Timing is Good, But...
"Timing" is a consideration in
component video cable quality, and while it's meaningful, it's often over-emphasized. The three cables in a
component video cable should all be of the same electrical length--which is to say, it should take a signal the same time to travel through each of them as it does to travel through the others. The speed at which a signal travels through a cable depends on two things: the physical length of the cable, and the consistency of the
dielectric material. If the manufacture of the
dielectric is highly consistent, and the cables are cut to equal length, then timing variation between cables will be insignificant. This requirement for a consistent
dielectric, as it happens, is directly tied to "
impedance tolerance," of which we spoke above. The
impedance tolerance reflects the consistency of the
dielectric, and so the tighter the tolerance, the lower the potential for timing error.

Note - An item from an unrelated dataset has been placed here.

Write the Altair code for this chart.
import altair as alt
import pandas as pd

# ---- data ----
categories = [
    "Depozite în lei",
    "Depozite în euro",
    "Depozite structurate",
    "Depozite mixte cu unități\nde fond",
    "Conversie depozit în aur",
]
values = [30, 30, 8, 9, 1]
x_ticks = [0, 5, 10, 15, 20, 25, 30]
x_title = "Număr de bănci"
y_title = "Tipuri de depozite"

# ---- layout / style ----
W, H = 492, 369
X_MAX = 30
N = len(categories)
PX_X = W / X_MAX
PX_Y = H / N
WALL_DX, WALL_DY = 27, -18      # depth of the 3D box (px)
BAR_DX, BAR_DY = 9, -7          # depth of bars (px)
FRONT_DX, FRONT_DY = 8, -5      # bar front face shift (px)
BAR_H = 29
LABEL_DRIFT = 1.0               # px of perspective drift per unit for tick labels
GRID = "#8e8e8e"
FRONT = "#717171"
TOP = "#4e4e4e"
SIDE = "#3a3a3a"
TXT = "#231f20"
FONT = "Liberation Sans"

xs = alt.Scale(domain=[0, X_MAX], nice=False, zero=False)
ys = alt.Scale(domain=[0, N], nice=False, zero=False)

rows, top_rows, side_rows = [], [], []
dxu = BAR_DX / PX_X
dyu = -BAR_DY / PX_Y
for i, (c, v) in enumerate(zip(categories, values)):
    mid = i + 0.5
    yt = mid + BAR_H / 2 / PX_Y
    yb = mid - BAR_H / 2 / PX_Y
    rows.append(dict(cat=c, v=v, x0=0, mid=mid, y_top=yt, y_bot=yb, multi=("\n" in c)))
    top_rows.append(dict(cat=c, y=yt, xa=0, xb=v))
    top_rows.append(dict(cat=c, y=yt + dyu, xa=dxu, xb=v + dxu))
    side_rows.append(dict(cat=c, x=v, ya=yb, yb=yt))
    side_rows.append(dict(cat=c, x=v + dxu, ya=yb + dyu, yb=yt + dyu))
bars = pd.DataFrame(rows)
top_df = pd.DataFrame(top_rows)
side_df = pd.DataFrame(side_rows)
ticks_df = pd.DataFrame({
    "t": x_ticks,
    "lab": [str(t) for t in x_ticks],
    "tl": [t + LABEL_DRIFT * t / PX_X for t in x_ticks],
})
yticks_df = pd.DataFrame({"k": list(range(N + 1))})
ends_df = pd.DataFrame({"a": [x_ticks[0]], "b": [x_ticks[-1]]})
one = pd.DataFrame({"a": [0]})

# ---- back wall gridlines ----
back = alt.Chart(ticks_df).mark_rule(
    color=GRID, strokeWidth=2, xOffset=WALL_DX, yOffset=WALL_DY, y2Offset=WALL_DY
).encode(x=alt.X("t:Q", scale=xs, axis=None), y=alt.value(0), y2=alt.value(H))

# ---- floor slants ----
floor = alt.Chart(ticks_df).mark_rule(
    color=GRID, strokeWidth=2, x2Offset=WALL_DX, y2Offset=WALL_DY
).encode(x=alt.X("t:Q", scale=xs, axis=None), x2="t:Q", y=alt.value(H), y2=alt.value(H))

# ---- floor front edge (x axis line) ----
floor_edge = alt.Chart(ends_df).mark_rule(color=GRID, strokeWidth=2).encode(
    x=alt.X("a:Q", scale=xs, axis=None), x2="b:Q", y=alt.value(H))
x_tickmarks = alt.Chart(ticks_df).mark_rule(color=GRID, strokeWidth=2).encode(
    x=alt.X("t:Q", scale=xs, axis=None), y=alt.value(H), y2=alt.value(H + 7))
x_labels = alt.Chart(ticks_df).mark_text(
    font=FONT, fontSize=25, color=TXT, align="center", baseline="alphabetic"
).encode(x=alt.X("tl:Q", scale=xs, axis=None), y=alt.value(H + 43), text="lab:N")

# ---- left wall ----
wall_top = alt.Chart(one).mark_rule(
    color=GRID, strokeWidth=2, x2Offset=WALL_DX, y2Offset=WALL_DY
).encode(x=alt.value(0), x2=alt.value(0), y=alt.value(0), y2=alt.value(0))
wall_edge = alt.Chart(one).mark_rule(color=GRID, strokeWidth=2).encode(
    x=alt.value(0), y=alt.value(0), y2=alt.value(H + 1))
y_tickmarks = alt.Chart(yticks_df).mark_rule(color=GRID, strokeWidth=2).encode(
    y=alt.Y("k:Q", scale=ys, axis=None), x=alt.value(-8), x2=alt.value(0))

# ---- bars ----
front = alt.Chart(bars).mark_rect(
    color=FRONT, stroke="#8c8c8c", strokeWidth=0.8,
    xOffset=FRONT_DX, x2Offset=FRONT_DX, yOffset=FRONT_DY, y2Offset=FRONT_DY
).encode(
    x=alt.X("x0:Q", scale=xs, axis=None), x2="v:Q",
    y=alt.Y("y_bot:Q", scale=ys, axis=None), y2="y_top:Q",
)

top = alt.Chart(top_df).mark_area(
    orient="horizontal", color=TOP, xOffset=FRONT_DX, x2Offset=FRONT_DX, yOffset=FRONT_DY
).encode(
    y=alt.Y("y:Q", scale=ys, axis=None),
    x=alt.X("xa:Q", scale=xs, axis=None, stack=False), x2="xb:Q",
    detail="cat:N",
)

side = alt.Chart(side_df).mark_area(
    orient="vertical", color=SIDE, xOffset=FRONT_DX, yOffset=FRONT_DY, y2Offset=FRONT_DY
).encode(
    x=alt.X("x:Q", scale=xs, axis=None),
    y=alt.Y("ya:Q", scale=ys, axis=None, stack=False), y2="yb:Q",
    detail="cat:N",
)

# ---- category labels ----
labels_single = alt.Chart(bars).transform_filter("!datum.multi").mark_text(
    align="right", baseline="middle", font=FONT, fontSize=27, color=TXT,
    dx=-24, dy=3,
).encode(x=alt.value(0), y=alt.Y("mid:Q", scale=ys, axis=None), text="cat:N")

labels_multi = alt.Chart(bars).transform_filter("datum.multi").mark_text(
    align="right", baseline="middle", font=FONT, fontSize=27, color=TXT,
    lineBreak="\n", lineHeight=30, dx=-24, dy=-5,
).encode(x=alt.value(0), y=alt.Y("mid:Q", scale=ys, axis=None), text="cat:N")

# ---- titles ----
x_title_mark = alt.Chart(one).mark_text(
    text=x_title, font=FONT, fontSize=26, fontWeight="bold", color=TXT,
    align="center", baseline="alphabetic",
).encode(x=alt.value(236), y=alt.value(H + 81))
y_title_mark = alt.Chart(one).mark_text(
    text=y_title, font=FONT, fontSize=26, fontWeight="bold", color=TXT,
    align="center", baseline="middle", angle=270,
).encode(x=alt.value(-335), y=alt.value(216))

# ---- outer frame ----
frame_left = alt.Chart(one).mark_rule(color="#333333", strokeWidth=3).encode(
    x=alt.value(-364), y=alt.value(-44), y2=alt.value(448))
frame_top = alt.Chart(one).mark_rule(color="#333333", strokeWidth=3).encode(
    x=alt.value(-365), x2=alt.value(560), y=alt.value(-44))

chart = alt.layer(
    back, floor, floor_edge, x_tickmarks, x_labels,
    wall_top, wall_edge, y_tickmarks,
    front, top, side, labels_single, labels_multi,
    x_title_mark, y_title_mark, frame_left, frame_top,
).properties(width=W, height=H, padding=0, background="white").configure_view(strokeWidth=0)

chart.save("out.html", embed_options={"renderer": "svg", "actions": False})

But timing, as we've suggested, is often a
bit over-sold. The broadcast-quality benchmark standard is that timing should be within 40 nanoseconds (abbreviated "ns") from one
channel (that is, one cable in the set of three in a
component video cable) to another. Using a cable having a tight
impedance tolerance of +/- 1.5 ohms, or +/- 3 ohms, it's impossible to get more than a few nanoseconds per hundred feet of timing variance from one cable to another, if those cables are cut to the same physical length. Cutting them to different lengths, of course, would do the trick--but it takes a large discrepancy in cable lengths to make up a 40 ns difference. Consider, for example, Belden 1694A. Electricity travels down the center
conductor at 82% of the speed of light (this is what's called the "velocity of propagation" of the cable), and so takes 1.24 nanoseconds to travel one
foot. To cause a 40 ns delay by cutting 1694A cables to different lengths, one would have to make one of the cables about 32 feet longer than the others--and the resulting
component video cable would still, albeit just barely, be within the broadcast quality standard.